▸ Aim
Leave out all pictures. Return exactly the lines from the top of the material through the line containing "const pct2015 = [62, 30, 5, 3];".

▸ Data segment
· · · ·

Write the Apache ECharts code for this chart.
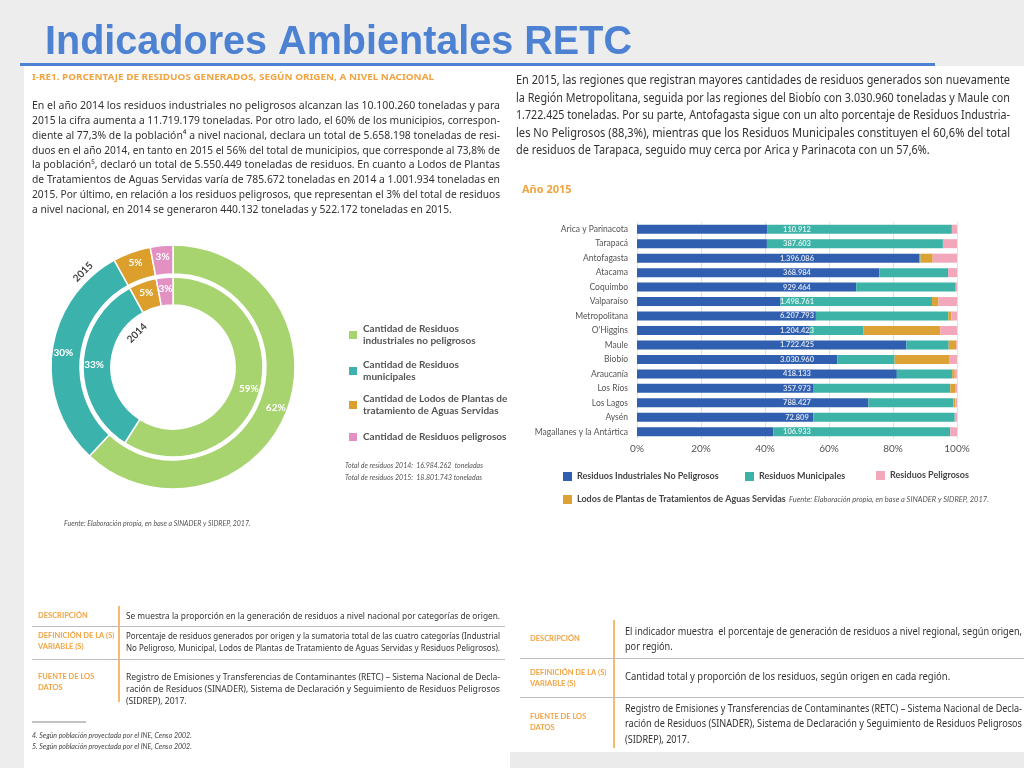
<!DOCTYPE html>
<html>
<head>
<meta charset="utf-8">
<script src="https://cdn.jsdelivr.net/npm/echarts@6/dist/echarts.min.js"></script>
<style>
html,body{margin:0;padding:0;background:#ececec;}
#c{width:1024px;height:768px;}
</style>
</head>
<body>
<div id="c"></div>
<script>
// ---------------- DATA ----------------
const regions = ['Arica y Parinacota','Tarapacá','Antofagasta','Atacama','Coquimbo','Valparaíso','Metropolitana',"O'Higgins",'Maule','Biobío','Araucanía','Los Ríos','Los Lagos','Aysén','Magallanes y la Antártica'];
const industriales = [40.8, 40.6, 88.3, 75.7, 68.5, 44.8, 55.9, 54.0, 84.2, 62.6, 81.2, 55.0, 72.3, 55.1, 42.6];
const municipales  = [57.6, 55.0, 0.3, 21.5, 31.1, 47.4, 41.4, 16.8, 13.2, 17.9, 17.3, 42.9, 26.6, 44.2, 55.3];
const lodos        = [0, 0, 3.8, 0, 0, 2.0, 0.9, 24.0, 2.4, 17.0, 0.8, 1.7, 0.6, 0, 0];
const peligrosos   = [1.6, 4.4, 7.6, 2.8, 0.4, 5.8, 1.8, 5.2, 0.2, 2.5, 0.7, 0.4, 0.5, 0.7, 2.1];
const totalLabels  = ['110.912','387.603','1.396.086','368.984','929.464','1.498.761','6.207.793','1.204.423','1.722.425','3.030.960','418.133','357.973','788.427','72.809','106.933'];
const barSeriesNames = ['Residuos Industriales No Peligrosos','Residuos Municipales','Lodos de Plantas de Tratamientos de Aguas Servidas','Residuos Peligrosos'];

const donutNames = ['Cantidad de Residuos\nindustriales no peligrosos','Cantidad de Residuos\nmunicipales','Cantidad de Lodos de Plantas de\ntratamiento de Aguas Servidas','Cantidad de Residuos peligrosos'];
const pct2014 = [59, 33, 5, 3];
const pct2015 = [62, 30, 5, 3];

// ---------------- STYLE ----------------
const barColors = ['#2f5fae','#3db3a8','#dca235','#f2a7ba'];
const donutColors = ['#a8d46f','#3cb2ad','#dc9f2c','#e391c3'];
const ORANGE = '#f2a341';
const TXT = '#333333';
const DOCFONT = 'Noto Sans';
const NARROW = "'Liberation Sans Narrow', 'Lato'";

const chart = echarts.init(document.getElementById('c'));
const mctx = document.createElement('canvas').getContext('2d');
function measure(t, size, fam, weight, style){
  mctx.font = (style||'normal')+' '+(weight||'normal')+' '+size+'px '+fam;
  return mctx.measureText(t).width;
}
const G = [];
function txt(x, y, t, o){
  o = o || {};
  const size = o.size || 10, fam = o.fam || DOCFONT, weight = o.weight || 'normal', fst = o.style || 'normal';
  let sx = 1;
  if (o.width) sx = o.width / measure(t, size, fam, weight, fst);
  if (o.scale) sx = o.scale;
  G.push({type:'text', x:x, y:y, scaleX:sx, rotation:o.rot||0, silent:true, z:10,
    style:{text:t, fontSize:size, fontFamily:fam, fontWeight:weight, fontStyle:fst, fill:o.color||TXT,
      verticalAlign:'middle', align:o.align||'left'}});
  return sx;
}
function para(lines, x, y0, lh, width, o){
  const scales = [];
  lines.forEach((l,i)=>{
    if (i < lines.length-1 || o.justifyAll){
      scales.push(txt(x, y0+i*lh, l, Object.assign({}, o, {width:width})));
    }
  });
  if (!o.justifyAll){
    const avg = scales.length ? scales.reduce((a,b)=>a+b,0)/scales.length : 1;
    txt(x, y0+(lines.length-1)*lh, lines[lines.length-1], Object.assign({}, o, {scale:avg}));
  }
}
function rect(x,y,w,h,fill,z){ G.push({type:'rect', silent:true, z:z||0, shape:{x:x,y:y,width:w,height:h}, style:{fill:fill}}); }
function line(x1,y1,x2,y2,stroke,lw){ G.push({type:'line', silent:true, z:5, shape:{x1:x1,y1:y1,x2:x2,y2:y2}, style:{stroke:stroke,lineWidth:lw||1}}); }

// background & panels
rect(0,0,1024,768,'#ededed',-10);
rect(24,66,1000,702,'#ffffff',-9);
rect(510,752,514,16,'#ebebeb',-8);

// title
txt(45, 43, 'Indicadores Ambientales RETC', {size:41, fam:'Liberation Sans', weight:'bold', color:'#4d82d2', width:587});
rect(20, 63, 915, 3, '#4d82d2', 1);

// left header and paragraph
txt(32, 77, 'I-RE1. PORCENTAJE DE RESIDUOS GENERADOS, SEGÚN ORIGEN, A NIVEL NACIONAL', {size:9, weight:'bold', color:ORANGE, width:402});
para([
 'En el año 2014 los residuos industriales no peligrosos alcanzan las 10.100.260 toneladas y para',
 '2015 la cifra aumenta a 11.719.179 toneladas. Por otro lado, el 60% de los municipios, correspon-',
 'diente al 77,3% de la población⁴ a nivel nacional, declara un total de 5.658.198 toneladas de resi-',
 'duos en el año 2014, en tanto en 2015 el 56% del total de municipios, que corresponde al 73,8% de',
 'la población⁵, declaró un total de 5.550.449 toneladas de residuos. En cuanto a Lodos de Plantas',
 'de Tratamientos de Aguas Servidas varía de 785.672 toneladas en 2014 a 1.001.934 toneladas en',
 '2015. Por último, en relación a los residuos peligrosos, que representan el 3% del total de residuos',
 'a nivel nacional, en 2014 se generaron 440.132 toneladas y 522.172 toneladas en 2015.'
], 32, 106, 14.8, 468, {size:11});

// right paragraph
para([
 'En 2015, las regiones que registran mayores cantidades de residuos generados son nuevamente',
 'la Región Metropolitana, seguida por las regiones del Biobío con 3.030.960 toneladas y Maule con',
 '1.722.425 toneladas. Por su parte, Antofagasta sigue con un alto porcentaje de Residuos Industria-',
 'les No Peligrosos (88,3%), mientras que los Residuos Municipales constituyen el 60,6% del total',
 'de residuos de Tarapaca, seguido muy cerca por Arica y Parinacota con un 57,6%.'
], 516, 81, 17.5, 494, {size:12});
txt(522, 190, 'Año 2015', {size:11, weight:'bold', color:ORANGE});

// donut ring labels
txt(83, 272, '2015', {size:10, weight:'bold', color:'#444', rot:Math.PI/4, align:'center', fam:'Lato'});
txt(137, 333, '2014', {size:10, weight:'bold', color:'#444', rot:Math.PI/4, align:'center', fam:'Lato'});

// totals & sources
txt(345, 466, 'Total de residuos 2014:  16.984.262  toneladas', {size:7, style:'italic', color:'#555', fam:'Lato'});
txt(345, 478, 'Total de residuos 2015:  18.801.743 toneladas', {size:7, style:'italic', color:'#555', fam:'Lato'});
txt(64, 524, 'Fuente: Elaboración propia, en base a SINADER y SIDREP, 2017.', {size:7, style:'italic', color:'#555', fam:'Lato'});
txt(789, 500, 'Fuente: Elaboración propia, en base a SINADER y SIDREP, 2017.', {size:7.5, style:'italic', color:'#555', fam:'Lato'});

// left table
const LBL = {size:7.5, weight:'bold', color:ORANGE, fam:'Lato'};
txt(38, 616, 'DESCRIPCIÓN', LBL);
txt(38, 636, 'DEFINICIÓN DE LA (S)', LBL);
txt(38, 647, 'VARIABLE (S)', LBL);
txt(38, 677, 'FUENTE DE LOS', LBL);
txt(38, 688, 'DATOS', LBL);
line(119, 606, 119, 702, ORANGE, 1.5);
line(32, 626.5, 505, 626.5, '#bdbdbd', 1);
line(32, 659.5, 505, 659.5, '#bdbdbd', 1);
txt(126, 616, 'Se muestra la proporción en la generación de residuos a nivel nacional por categorías de origen.', {size:9.5, width:374});
para(['Porcentaje de residuos generados por origen y la sumatoria total de las cuatro categorías (Industrial',
      'No Peligroso, Municipal, Lodos de Plantas de Tratamiento de Aguas Servidas y Residuos Peligrosos).'], 126, 636, 12, 374, {size:9.5, justifyAll:true});
para(['Registro de Emisiones y Transferencias de Contaminantes (RETC) – Sistema Nacional de Decla-',
      'ración de Residuos (SINADER), Sistema de Declaración y Seguimiento de Residuos Peligrosos',
      '(SIDREP), 2017.'], 126, 677, 12, 374, {size:9.5});
line(32, 722, 86, 722, '#555', 0.7);
txt(32, 736, '4. Según población proyectada por el INE, Censo 2002.', {size:7, style:'italic', color:'#444', fam:'Lato'});
txt(32, 747, '5. Según población proyectada por el INE, Censo 2002.', {size:7, style:'italic', color:'#444', fam:'Lato'});

// right table
txt(530, 639, 'DESCRIPCIÓN', LBL);
txt(530, 673, 'DEFINICIÓN DE LA (S)', LBL);
txt(530, 684, 'VARIABLE (S)', LBL);
txt(530, 717, 'FUENTE DE LOS', LBL);
txt(530, 728, 'DATOS', LBL);
line(614, 620, 614, 748, ORANGE, 1.5);
line(520, 658.5, 1024, 658.5, '#bdbdbd', 1);
line(520, 697.5, 1024, 697.5, '#bdbdbd', 1);
para(['El indicador muestra  el porcentaje de generación de residuos a nivel regional, según origen,',
      'por región.'], 625, 632, 15, 397, {size:10.5});
txt(625, 677, 'Cantidad total y proporción de los residuos, según origen en cada región.', {size:10.5, scale:0.9});
para(['Registro de Emisiones y Transferencias de Contaminantes (RETC) – Sistema Nacional de Decla-',
      'ración de Residuos (SINADER), Sistema de Declaración y Seguimiento de Residuos Peligrosos',
      '(SIDREP), 2017.'], 625, 709, 15.5, 397, {size:10.5});

// ---------------- CHART OPTION ----------------
const LABEL_POS = 50; // where region totals are printed (percent axis)
function legendItem(name, left, top, o){
  return Object.assign({data:[name], left:left, top:top, itemWidth:9, itemHeight:9, icon:'rect',
    selectedMode:false, padding:0, textStyle:{fontSize:9, color:'#444', fontWeight:'bold', fontFamily:'Lato'}}, o||{});
}
const DL = {itemWidth:10, itemHeight:10, textStyle:{fontSize:10, color:'#555', fontFamily:'Lato', fontWeight:'bold', lineHeight:12}};
const option = {
  backgroundColor:'transparent',
  animation:false,
  graphic: G,
  grid:{left:637, width:320, top:222, height:217},
  xAxis:{type:'value', min:0, max:100, interval:20,
    axisLabel:{formatter:'{value}%', color:'#555', fontSize:10, margin:5, fontFamily:'Lato'},
    axisLine:{show:false}, axisTick:{show:false},
    splitLine:{show:true, lineStyle:{color:'#e3e3e3', width:1}}},
  yAxis:{type:'category', data:regions, inverse:true,
    axisLabel:{color:'#555', fontSize:8.5, margin:9, fontFamily:NARROW},
    axisLine:{show:false}, axisTick:{show:false}},
  legend:[
    legendItem(barSeriesNames[0], 563, 472),
    legendItem(barSeriesNames[1], 745, 472),
    legendItem(barSeriesNames[3], 876, 471),
    legendItem(barSeriesNames[2], 563, 495),
    legendItem(donutNames[0], 347, 323, DL),
    legendItem(donutNames[1], 347, 359, DL),
    legendItem(donutNames[2], 347, 393, DL),
    legendItem(donutNames[3], 347, 431, DL)
  ],
  series:[
    {name:barSeriesNames[0], type:'bar', stack:'t', barWidth:9, data:industriales, itemStyle:{color:barColors[0]}, emphasis:{disabled:true}},
    {name:barSeriesNames[1], type:'bar', stack:'t', barWidth:9, data:municipales, itemStyle:{color:barColors[1]}, emphasis:{disabled:true}},
    {name:barSeriesNames[2], type:'bar', stack:'t', barWidth:9, data:lodos, itemStyle:{color:barColors[2]}, emphasis:{disabled:true}},
    {name:barSeriesNames[3], type:'bar', stack:'t', barWidth:9, data:peligrosos, itemStyle:{color:barColors[3]}, emphasis:{disabled:true}},
    {name:'totales', type:'scatter', symbolSize:0, silent:true, z:5,
      data: regions.map((r,i)=>[LABEL_POS, r]),
      label:{show:true, position:'inside', color:'#fff', fontWeight:'bold', fontSize:7.5, fontFamily:'Lato',
        formatter:(p)=>totalLabels[p.dataIndex]}},
    {name:'2014', type:'pie', center:[173,367], radius:[62,90], startAngle:90, silent:true,
      data: donutNames.map((n,i)=>({name:n, value:pct2014[i], itemStyle:{color:donutColors[i]}})),
      itemStyle:{borderColor:'#fff', borderWidth:1.5},
      label:{show:true, position:'inside', formatter:'{c}%', color:'#fff', fontWeight:'bold', fontSize:10, fontFamily:'Lato'},
      labelLine:{show:false}, emphasis:{disabled:true}},
    {name:'2015', type:'pie', center:[173,367], radius:[93,122], startAngle:90, silent:true,
      data: donutNames.map((n,i)=>({name:n, value:pct2015[i], itemStyle:{color:donutColors[i]}})),
      itemStyle:{borderColor:'#fff', borderWidth:1.5},
      label:{show:true, position:'inside', formatter:'{c}%', color:'#fff', fontWeight:'bold', fontSize:10, fontFamily:'Lato'},
      labelLine:{show:false}, emphasis:{disabled:true}}
  ]
};
chart.setOption(option);
</script>
</body>
</html>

· · · ·

▸ Solution to this task
Write the Apache ECharts code for this chart.
<!DOCTYPE html>
<html>
<head>
<meta charset="utf-8">
<script src="https://cdn.jsdelivr.net/npm/echarts@6/dist/echarts.min.js"></script>
<style>
html,body{margin:0;padding:0;background:#ececec;}
#c{width:1024px;height:768px;}
</style>
</head>
<body>
<div id="c"></div>
<script>
// ---------------- DATA ----------------
const regions = ['Arica y Parinacota','Tarapacá','Antofagasta','Atacama','Coquimbo','Valparaíso','Metropolitana',"O'Higgins",'Maule','Biobío','Araucanía','Los Ríos','Los Lagos','Aysén','Magallanes y la Antártica'];
const industriales = [40.8, 40.6, 88.3, 75.7, 68.5, 44.8, 55.9, 54.0, 84.2, 62.6, 81.2, 55.0, 72.3, 55.1, 42.6];
const municipales  = [57.6, 55.0, 0.3, 21.5, 31.1, 47.4, 41.4, 16.8, 13.2, 17.9, 17.3, 42.9, 26.6, 44.2, 55.3];
const lodos        = [0, 0, 3.8, 0, 0, 2.0, 0.9, 24.0, 2.4, 17.0, 0.8, 1.7, 0.6, 0, 0];
const peligrosos   = [1.6, 4.4, 7.6, 2.8, 0.4, 5.8, 1.8, 5.2, 0.2, 2.5, 0.7, 0.4, 0.5, 0.7, 2.1];
const totalLabels  = ['110.912','387.603','1.396.086','368.984','929.464','1.498.761','6.207.793','1.204.423','1.722.425','3.030.960','418.133','357.973','788.427','72.809','106.933'];
const barSeriesNames = ['Residuos Industriales No Peligrosos','Residuos Municipales','Lodos de Plantas de Tratamientos de Aguas Servidas','Residuos Peligrosos'];

const donutNames = ['Cantidad de Residuos\nindustriales no peligrosos','Cantidad de Residuos\nmunicipales','Cantidad de Lodos de Plantas de\ntratamiento de Aguas Servidas','Cantidad de Residuos peligrosos'];
const pct2014 = [59, 33, 5, 3];
const pct2015 = [62, 30, 5, 3];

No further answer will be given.